Since schools closed two weeks ago, Duane Froese’s daughter has worked with an educational assistant (EA) almost every day using video conferencing.
Froese’s daughter has Rett syndrome, a neurological disorder that affects motor ability. She has worked with her current EA daily in the classroom for the past two years to adapt lesson plans to help her perform on par with the other kids in her Grade 2 class.
“She is nonverbal, she also does not walk, and she has limited hand function,” Froese, who lives in Edmonton, said. “And so the aides really facilitate her learning through adapted communication.”
With recent school closures related to the coronavirus pandemic, those in-class sessions have shifted online. Alberta has moved towards at-home learning for all students, but Froese says the EA has been a vital resource in particular helping his daughter adapt to learning from home.
But that resource may not be there forever.
The cuts were unveiled Saturday by Education Minister Adriana LaGrange, who called them a necessity in the wake of the ongoing novel coronavirus pandemic.
“COVID-19 has changed both how we provide student learning, and the operational needs of the education system,” LaGrange said in a statement.
“I want to stress that this is a temporary arrangement as schools focus on at-home learning.
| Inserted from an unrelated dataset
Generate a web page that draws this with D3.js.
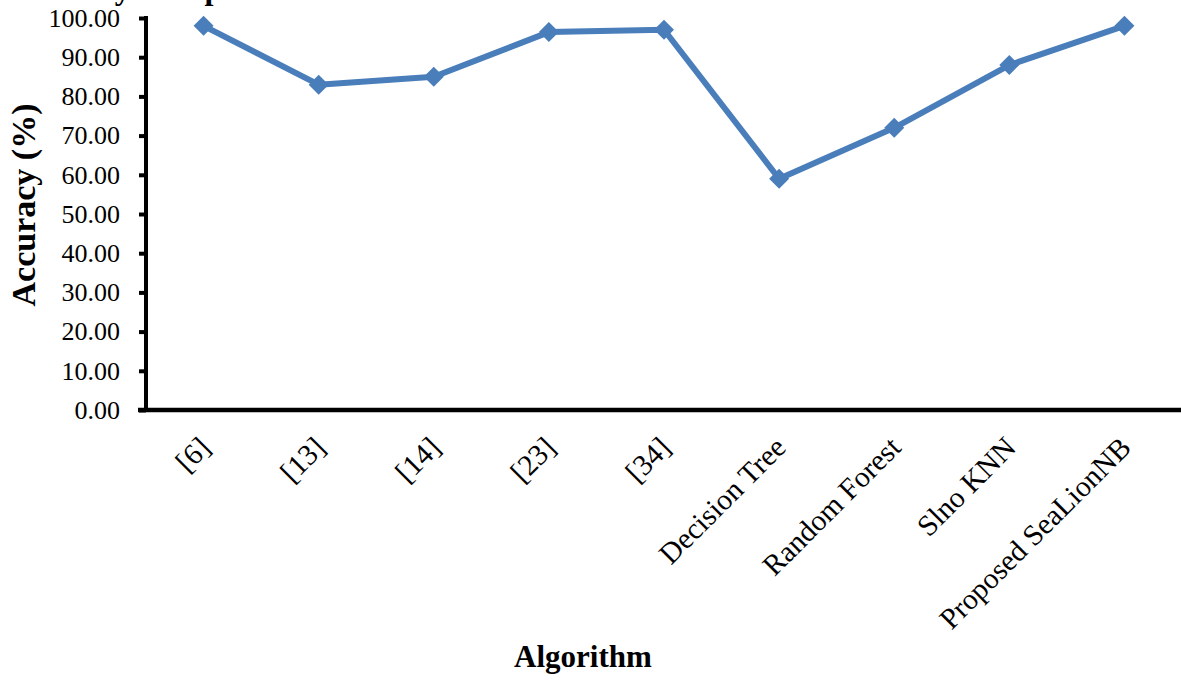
<!DOCTYPE html>
<html>
<head>
<meta charset="utf-8">
<script src="https://cdn.jsdelivr.net/npm/d3@7"></script>
<style>
  html, body { margin: 0; padding: 0; background: #ffffff; }
  svg { display: block; font-family: "Liberation Serif", "Times New Roman", serif; }
</style>
</head>
<body>
<svg id="chart" width="1181" height="680"></svg>
<script>
// Accuracy of each algorithm (%)
const algorithms = ["[6]", "[13]", "[14]", "[23]", "[34]", "Decision Tree", "Random Forest", "Slno KNN", "Proposed SeaLionNB"];
const accuracy = [98, 83, 85, 96.4, 97, 59, 72, 88, 98];
const yTicks = [0, 10, 20, 30, 40, 50, 60, 70, 80, 90, 100];

const svg = d3.select("#chart");
const W = 1181, H = 680;
const plotLeft = 146, plotBottom = 410, plotTop = 18, plotRight = 1182;

const x = d3.scaleBand().domain(algorithms).range([plotLeft, plotRight]).padding(0);
const y = d3.scaleLinear().domain([0, 100]).range([plotBottom, plotTop]);

// Title (runs off the top edge of the figure)
svg.append("text")
  .attr("x", 1).attr("y", -1)
  .attr("font-weight", "bold").attr("font-size", 32)
  .attr("fill", "#000")
  .text("Accuracy Comparison");

// Y axis
const yAxis = svg.append("g")
  .attr("transform", `translate(${plotLeft},0)`)
  .call(d3.axisLeft(y).tickValues(yTicks).tickSize(7).tickPadding(19)
    .tickFormat(d3.format(".2f")));
yAxis.select(".domain").remove();
yAxis.selectAll(".tick line").attr("stroke", "#000").attr("stroke-width", 4);
yAxis.selectAll(".tick text")
  .attr("font-family", "Liberation Serif, Times New Roman, serif")
  .attr("font-size", 26).attr("fill", "#000");
svg.append("line")
  .attr("x1", plotLeft).attr("x2", plotLeft)
  .attr("y1", plotTop - 2).attr("y2", plotBottom)
  .attr("stroke", "#000").attr("stroke-width", 4);

// X axis
const xAxis = svg.append("g")
  .attr("transform", `translate(0,${plotBottom})`)
  .call(d3.axisBottom(x).tickSize(0).tickPadding(0));
xAxis.select(".domain").remove();
xAxis.selectAll(".tick text")
  .attr("font-family", "Liberation Serif, Times New Roman, serif")
  .attr("font-size", 29.5).attr("fill", "#000")
  .attr("text-anchor", "end")
  .attr("dy", "0.35em")
  .attr("transform", "translate(1,32) rotate(-45)");
svg.append("line")
  .attr("x1", plotLeft - 8).attr("x2", W)
  .attr("y1", plotBottom).attr("y2", plotBottom)
  .attr("stroke", "#000").attr("stroke-width", 4.5);

// Axis titles
svg.append("text")
  .attr("transform", `translate(35,205) rotate(-90)`)
  .attr("text-anchor", "middle")
  .attr("font-weight", "bold").attr("font-size", 34)
  .text("Accuracy (%)");
svg.append("text")
  .attr("x", 583).attr("y", 667)
  .attr("text-anchor", "middle")
  .attr("font-weight", "bold").attr("font-size", 31)
  .text("Algorithm");

// Series line and markers
const data = algorithms.map((a, i) => ({ a, v: accuracy[i] }));
const cx = d => x(d.a) + x.bandwidth() / 2;
const blue = "#4a7ebb";

svg.append("path")
  .datum(data)
  .attr("fill", "none")
  .attr("stroke", blue)
  .attr("stroke-width", 6)
  .attr("stroke-linejoin", "round")
  .attr("d", d3.line().x(cx).y(d => y(d.v)));

svg.append("g").selectAll("path")
  .data(data)
  .join("path")
  .attr("transform", d => `translate(${cx(d)},${y(d.v)}) rotate(45)`)
  .attr("d", d3.symbol(d3.symbolSquare, 200)())
  .attr("fill", blue);
</script>
</body>
</html>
I have full confidence the system will continue to be equipped to successfully deliver our education continuity plan.”
Watch: Alberta announces jump in COVID-19 deaths. Story continues below.
Around $128 million in funding will be cut from Alberta’s K-12 education systems in areas the province deems unessential in terms of remote learning, including support staff such as educational assistants, bus drivers and custodial staff. The Alberta Teachers Association estimates the cuts will lead to 20,000 layoffs of support staff and up to 6,000 substitute teacher layoffs.
In a statement Saturday, Rory Gill, the president of the Alberta division of the Canadian Union of Public Employees, called the cuts “heartbreaking.”
“With a surprise announcement, lacking in detail, on a Saturday afternoon, the Kenney government has just fired thousands of people who look after and educate our kids,” said Gill.
A big challenge
Froese worries that if his daughter’s EA is laid off, their family and the classroom teacher won’t be able to give her the support she needs.
“We’re not professionals in these areas of, you know, special needs learning,” he said. “We’re parents who are well educated — I’m a professor at the university. We should be OK at doing some of this but, I’m finding it a big challenge.”
“We’re not professionals in these areas of, you know, special needs learning.”
He said he has long advocated for his daughter and other disabled kids, but he worries about kids who don’t have a strong parental support system.
“Not all kids have parents who are comfortable advocating on their behalf,” he said. “When you think about the impact of EAs who are helping kids and helping families, not all parents are either going to have the capacity or have the ability to potentially work with the kids in the same way as other families.”
The value of assisted learning
Shelly Moore is a doctoral researcher at the University of British Columbia who specializes in inclusive education. She said her “heart hurts” for the families impacted by the cuts.
“The tricky thing about funding cuts in general is that very often some of the most vulnerable learners are the ones that are affected by this,” she said. “And so then to find out on Saturday, but a whole other round of cuts are coming that directly impact kids with disabilities — I really understand why people are upset.”
Moore argued EAs are even more essential in a remote-learning environment in order to help adapt kids to the new learning space and build a bridge between the classroom teachers and parents at home.
“Very often some of the most vulnerable learners are the ones that are affected by this.”
“This is going to put a lot of stress on teachers who just physically don’t have the time to be able to meet all the needs of these kids,” she said. “EAs are critical to this process because they know the kids in the family and they have more time to give to kids and families to give that scaffolding, and translate that classroom curriculum to these remote locations.”
Froese said he’s spoken to other parents of special needs kids in Alberta, and that they are “scrambling” to develop strategies to help their kids learn in the coming months without EAs. He also pointed out many kids who have aids are high risk kids, and they will be even more impacted by the cuts.
“There are kids that need the support and need these connections and need the structure that the EAs can provide to them while they’re transitioning to the home learning environment,” he said. “And without that, I would think a lot of these kids are going to be a little bit rudderless.”
Moore said the best thing parents can do is acknowledge this is a huge change in many ways, and take each day one step at a time for their sake and the sake of their kids.
She said no matter your child’s ability, educating from home can be hard, and it’s OK to put academics on the back burner in favour of keeping kids active, connected and feeling safe.
“The expectation is not that they recreate educational programs for their kids,” she said. “Right now I think it’s really about parents working to support each other to support their kids.”